___ Exercise inputs

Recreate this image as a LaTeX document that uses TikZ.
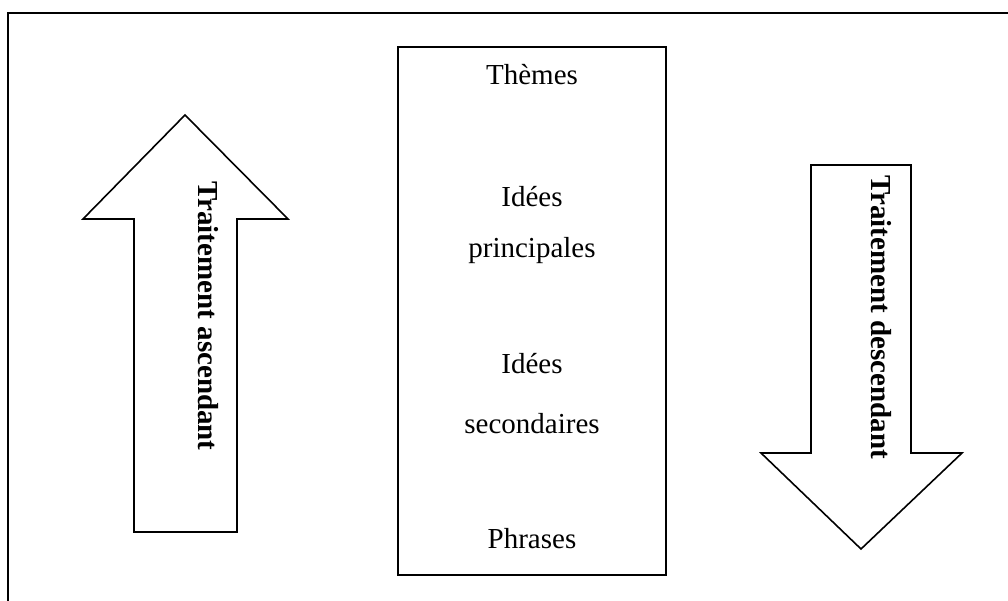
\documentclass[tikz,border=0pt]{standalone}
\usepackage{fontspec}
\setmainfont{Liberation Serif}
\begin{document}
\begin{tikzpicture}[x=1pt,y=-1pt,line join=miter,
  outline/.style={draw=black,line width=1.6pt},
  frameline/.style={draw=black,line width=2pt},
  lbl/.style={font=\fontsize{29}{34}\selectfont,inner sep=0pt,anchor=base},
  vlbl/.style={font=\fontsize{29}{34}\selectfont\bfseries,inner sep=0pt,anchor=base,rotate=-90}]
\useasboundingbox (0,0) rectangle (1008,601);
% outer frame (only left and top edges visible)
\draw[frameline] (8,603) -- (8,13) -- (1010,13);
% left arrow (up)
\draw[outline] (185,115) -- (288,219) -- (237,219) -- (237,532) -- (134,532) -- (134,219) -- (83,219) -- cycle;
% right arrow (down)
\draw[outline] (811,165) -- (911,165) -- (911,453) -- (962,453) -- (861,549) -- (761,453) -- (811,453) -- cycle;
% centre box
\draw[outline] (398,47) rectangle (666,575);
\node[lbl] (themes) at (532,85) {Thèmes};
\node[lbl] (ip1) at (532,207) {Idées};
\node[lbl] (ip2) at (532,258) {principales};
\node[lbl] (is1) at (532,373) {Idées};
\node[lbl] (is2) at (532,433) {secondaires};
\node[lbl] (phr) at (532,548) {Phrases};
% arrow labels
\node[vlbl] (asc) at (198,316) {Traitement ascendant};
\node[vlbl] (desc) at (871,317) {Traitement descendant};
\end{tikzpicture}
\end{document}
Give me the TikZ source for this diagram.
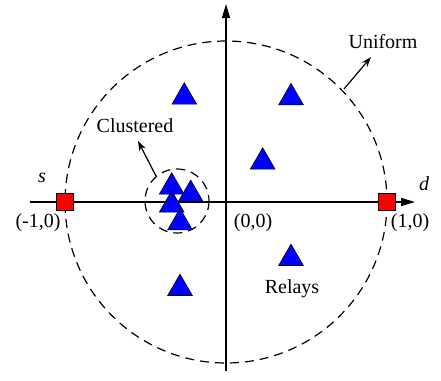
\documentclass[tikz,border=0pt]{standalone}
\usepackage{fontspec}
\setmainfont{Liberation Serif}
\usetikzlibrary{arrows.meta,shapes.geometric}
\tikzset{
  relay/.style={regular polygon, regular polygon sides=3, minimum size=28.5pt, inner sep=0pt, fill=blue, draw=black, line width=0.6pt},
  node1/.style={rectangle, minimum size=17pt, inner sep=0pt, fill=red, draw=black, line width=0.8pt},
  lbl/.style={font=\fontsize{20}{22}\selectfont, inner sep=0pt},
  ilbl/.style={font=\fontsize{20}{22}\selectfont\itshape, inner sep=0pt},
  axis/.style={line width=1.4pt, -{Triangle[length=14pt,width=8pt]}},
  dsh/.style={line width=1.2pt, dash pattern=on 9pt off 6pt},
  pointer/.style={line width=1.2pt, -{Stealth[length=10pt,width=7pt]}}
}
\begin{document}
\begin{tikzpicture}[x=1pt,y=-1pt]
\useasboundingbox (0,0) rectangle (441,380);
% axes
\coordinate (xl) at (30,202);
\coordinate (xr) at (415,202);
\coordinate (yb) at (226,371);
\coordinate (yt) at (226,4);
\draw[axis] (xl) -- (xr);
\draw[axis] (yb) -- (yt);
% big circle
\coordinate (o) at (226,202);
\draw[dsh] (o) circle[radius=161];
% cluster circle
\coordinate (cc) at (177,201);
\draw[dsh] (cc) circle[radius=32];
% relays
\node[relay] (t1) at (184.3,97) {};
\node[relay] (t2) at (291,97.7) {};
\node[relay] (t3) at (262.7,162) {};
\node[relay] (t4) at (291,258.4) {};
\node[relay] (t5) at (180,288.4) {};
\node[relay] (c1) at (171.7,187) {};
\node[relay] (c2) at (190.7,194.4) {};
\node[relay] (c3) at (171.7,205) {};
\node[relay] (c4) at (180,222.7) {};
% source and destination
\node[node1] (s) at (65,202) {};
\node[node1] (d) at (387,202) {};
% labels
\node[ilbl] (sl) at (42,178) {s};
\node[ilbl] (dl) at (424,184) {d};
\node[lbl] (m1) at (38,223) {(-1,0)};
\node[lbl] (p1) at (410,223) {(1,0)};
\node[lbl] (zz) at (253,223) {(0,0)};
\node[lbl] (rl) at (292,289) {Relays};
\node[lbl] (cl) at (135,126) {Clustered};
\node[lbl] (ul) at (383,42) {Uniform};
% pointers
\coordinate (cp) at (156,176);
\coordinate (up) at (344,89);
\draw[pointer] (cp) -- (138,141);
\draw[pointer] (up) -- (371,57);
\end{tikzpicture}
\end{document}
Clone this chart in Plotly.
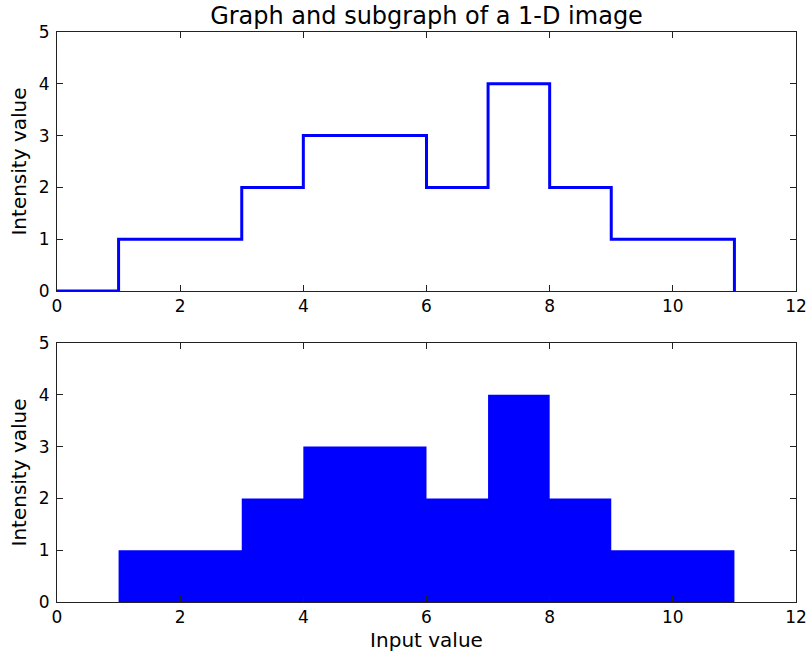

______

## To do
Pictures stay out; repeat all the rest of the records exactly.

## Correct output
Recreate this image as a LaTeX document that uses TikZ.
\documentclass[tikz,border=0pt]{standalone}
\usepackage{fontspec}
\setmainfont{Liberation Serif}
\begin{document}
\begin{tikzpicture}[x=1pt,y=-1pt,line join=miter,
  outline/.style={draw=black,line width=1.6pt},
  frameline/.style={draw=black,line width=2pt},
  lbl/.style={font=\fontsize{29}{34}\selectfont,inner sep=0pt,anchor=base},
  vlbl/.style={font=\fontsize{29}{34}\selectfont\bfseries,inner sep=0pt,anchor=base,rotate=-90}]
\useasboundingbox (0,0) rectangle (1008,601);
% outer frame (only left and top edges visible)
\draw[frameline] (8,603) -- (8,13) -- (1010,13);
% left arrow (up)
\draw[outline] (185,115) -- (288,219) -- (237,219) -- (237,532) -- (134,532) -- (134,219) -- (83,219) -- cycle;
% right arrow (down)
\draw[outline] (811,165) -- (911,165) -- (911,453) -- (962,453) -- (861,549) -- (761,453) -- (811,453) -- cycle;
% centre box
\draw[outline] (398,47) rectangle (666,575);
\node[lbl] (themes) at (532,85) {Thèmes};
\node[lbl] (ip1) at (532,207) {Idées};
\node[lbl] (ip2) at (532,258) {principales};
\node[lbl] (is1) at (532,373) {Idées};
\node[lbl] (is2) at (532,433) {secondaires};
\node[lbl] (phr) at (532,548) {Phrases};
% arrow labels
\node[vlbl] (asc) at (198,316) {Traitement ascendant};
\node[vlbl] (desc) at (871,317) {Traitement descendant};
\end{tikzpicture}
\end{document}
Give me the TikZ source for this diagram.
\documentclass[tikz,border=0pt]{standalone}
\usepackage{fontspec}
\setmainfont{Liberation Serif}
\usetikzlibrary{arrows.meta,shapes.geometric}
\tikzset{
  relay/.style={regular polygon, regular polygon sides=3, minimum size=28.5pt, inner sep=0pt, fill=blue, draw=black, line width=0.6pt},
  node1/.style={rectangle, minimum size=17pt, inner sep=0pt, fill=red, draw=black, line width=0.8pt},
  lbl/.style={font=\fontsize{20}{22}\selectfont, inner sep=0pt},
  ilbl/.style={font=\fontsize{20}{22}\selectfont\itshape, inner sep=0pt},
  axis/.style={line width=1.4pt, -{Triangle[length=14pt,width=8pt]}},
  dsh/.style={line width=1.2pt, dash pattern=on 9pt off 6pt},
  pointer/.style={line width=1.2pt, -{Stealth[length=10pt,width=7pt]}}
}
\begin{document}
\begin{tikzpicture}[x=1pt,y=-1pt]
\useasboundingbox (0,0) rectangle (441,380);
% axes
\coordinate (xl) at (30,202);
\coordinate (xr) at (415,202);
\coordinate (yb) at (226,371);
\coordinate (yt) at (226,4);
\draw[axis] (xl) -- (xr);
\draw[axis] (yb) -- (yt);
% big circle
\coordinate (o) at (226,202);
\draw[dsh] (o) circle[radius=161];
% cluster circle
\coordinate (cc) at (177,201);
\draw[dsh] (cc) circle[radius=32];
% relays
\node[relay] (t1) at (184.3,97) {};
\node[relay] (t2) at (291,97.7) {};
\node[relay] (t3) at (262.7,162) {};
\node[relay] (t4) at (291,258.4) {};
\node[relay] (t5) at (180,288.4) {};
\node[relay] (c1) at (171.7,187) {};
\node[relay] (c2) at (190.7,194.4) {};
\node[relay] (c3) at (171.7,205) {};
\node[relay] (c4) at (180,222.7) {};
% source and destination
\node[node1] (s) at (65,202) {};
\node[node1] (d) at (387,202) {};
% labels
\node[ilbl] (sl) at (42,178) {s};
\node[ilbl] (dl) at (424,184) {d};
\node[lbl] (m1) at (38,223) {(-1,0)};
\node[lbl] (p1) at (410,223) {(1,0)};
\node[lbl] (zz) at (253,223) {(0,0)};
\node[lbl] (rl) at (292,289) {Relays};
\node[lbl] (cl) at (135,126) {Clustered};
\node[lbl] (ul) at (383,42) {Uniform};
% pointers
\coordinate (cp) at (156,176);
\coordinate (up) at (344,89);
\draw[pointer] (cp) -- (138,141);
\draw[pointer] (up) -- (371,57);
\end{tikzpicture}
\end{document}
Clone this chart in Plotly.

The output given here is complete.